OBJECTIVE:
Every line from the one with "What React, TypeScript" to the one with "import * as", including those two, is to be copied exactly; all other lines of the entries below are left out.

^^^^^^^^

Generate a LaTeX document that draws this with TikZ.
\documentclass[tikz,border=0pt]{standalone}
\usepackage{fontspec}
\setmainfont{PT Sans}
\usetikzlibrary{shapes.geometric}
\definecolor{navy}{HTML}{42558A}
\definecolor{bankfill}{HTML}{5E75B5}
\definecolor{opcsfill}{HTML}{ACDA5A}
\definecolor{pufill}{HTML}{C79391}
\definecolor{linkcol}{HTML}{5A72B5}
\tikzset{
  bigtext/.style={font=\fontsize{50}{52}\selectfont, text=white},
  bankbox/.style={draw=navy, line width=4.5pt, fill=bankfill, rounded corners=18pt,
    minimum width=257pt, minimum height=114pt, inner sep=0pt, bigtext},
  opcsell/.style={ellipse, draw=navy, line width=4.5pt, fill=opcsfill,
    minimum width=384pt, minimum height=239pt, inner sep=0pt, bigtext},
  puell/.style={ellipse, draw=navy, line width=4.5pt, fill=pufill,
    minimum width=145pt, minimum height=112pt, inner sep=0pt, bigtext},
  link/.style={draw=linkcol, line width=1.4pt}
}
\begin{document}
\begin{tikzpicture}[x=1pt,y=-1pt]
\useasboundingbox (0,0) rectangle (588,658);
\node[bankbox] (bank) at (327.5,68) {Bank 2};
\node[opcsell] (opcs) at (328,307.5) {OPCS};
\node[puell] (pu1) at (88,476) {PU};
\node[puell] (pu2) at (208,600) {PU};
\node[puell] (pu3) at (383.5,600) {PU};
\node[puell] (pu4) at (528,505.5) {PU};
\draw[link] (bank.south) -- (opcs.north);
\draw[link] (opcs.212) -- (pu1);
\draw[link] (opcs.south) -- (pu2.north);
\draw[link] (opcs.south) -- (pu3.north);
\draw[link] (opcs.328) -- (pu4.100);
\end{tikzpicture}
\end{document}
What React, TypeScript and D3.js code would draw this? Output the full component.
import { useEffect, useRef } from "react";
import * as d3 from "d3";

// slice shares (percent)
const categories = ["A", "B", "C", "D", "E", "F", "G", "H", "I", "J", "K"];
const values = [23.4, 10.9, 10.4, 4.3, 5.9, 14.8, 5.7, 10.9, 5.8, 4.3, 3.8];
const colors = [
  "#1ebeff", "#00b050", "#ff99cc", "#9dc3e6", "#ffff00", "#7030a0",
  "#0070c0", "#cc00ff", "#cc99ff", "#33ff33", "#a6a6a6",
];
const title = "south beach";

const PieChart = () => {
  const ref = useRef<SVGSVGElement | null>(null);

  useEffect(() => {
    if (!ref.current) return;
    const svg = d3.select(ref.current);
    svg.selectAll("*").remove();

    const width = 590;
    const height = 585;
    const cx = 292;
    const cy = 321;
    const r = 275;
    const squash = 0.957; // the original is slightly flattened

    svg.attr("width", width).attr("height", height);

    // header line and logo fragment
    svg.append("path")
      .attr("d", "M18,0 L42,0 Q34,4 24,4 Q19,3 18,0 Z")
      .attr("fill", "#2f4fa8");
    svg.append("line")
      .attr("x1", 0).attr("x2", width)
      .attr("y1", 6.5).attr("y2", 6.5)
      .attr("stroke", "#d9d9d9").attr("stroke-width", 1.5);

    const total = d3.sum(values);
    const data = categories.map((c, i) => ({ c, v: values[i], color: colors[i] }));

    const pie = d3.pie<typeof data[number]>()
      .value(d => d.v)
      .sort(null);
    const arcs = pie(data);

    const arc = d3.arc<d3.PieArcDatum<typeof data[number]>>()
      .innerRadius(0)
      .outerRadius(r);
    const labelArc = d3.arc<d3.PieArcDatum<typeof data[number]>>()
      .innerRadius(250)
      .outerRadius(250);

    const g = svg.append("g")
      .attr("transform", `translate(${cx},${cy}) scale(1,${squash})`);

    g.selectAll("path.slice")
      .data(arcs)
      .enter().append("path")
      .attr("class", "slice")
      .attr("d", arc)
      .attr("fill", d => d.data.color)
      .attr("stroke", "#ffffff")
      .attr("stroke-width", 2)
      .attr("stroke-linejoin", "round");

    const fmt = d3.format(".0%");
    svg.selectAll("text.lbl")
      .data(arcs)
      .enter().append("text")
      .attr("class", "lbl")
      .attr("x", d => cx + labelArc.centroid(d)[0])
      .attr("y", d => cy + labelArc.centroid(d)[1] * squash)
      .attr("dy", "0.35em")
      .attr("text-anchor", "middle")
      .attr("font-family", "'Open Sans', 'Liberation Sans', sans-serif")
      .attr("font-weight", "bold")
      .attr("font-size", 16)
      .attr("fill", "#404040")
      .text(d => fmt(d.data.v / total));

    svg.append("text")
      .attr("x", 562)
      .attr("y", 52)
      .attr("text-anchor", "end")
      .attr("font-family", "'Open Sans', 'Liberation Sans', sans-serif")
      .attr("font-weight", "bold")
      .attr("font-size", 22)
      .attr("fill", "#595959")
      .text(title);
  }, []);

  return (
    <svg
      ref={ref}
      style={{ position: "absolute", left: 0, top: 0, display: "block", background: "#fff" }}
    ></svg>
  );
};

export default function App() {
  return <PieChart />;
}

^^^^^^^^

PROBLEM SOLUTION:
What React, TypeScript and D3.js code would draw this? Output the full component.
import { useEffect, useRef } from "react";
import * as d3 from "d3";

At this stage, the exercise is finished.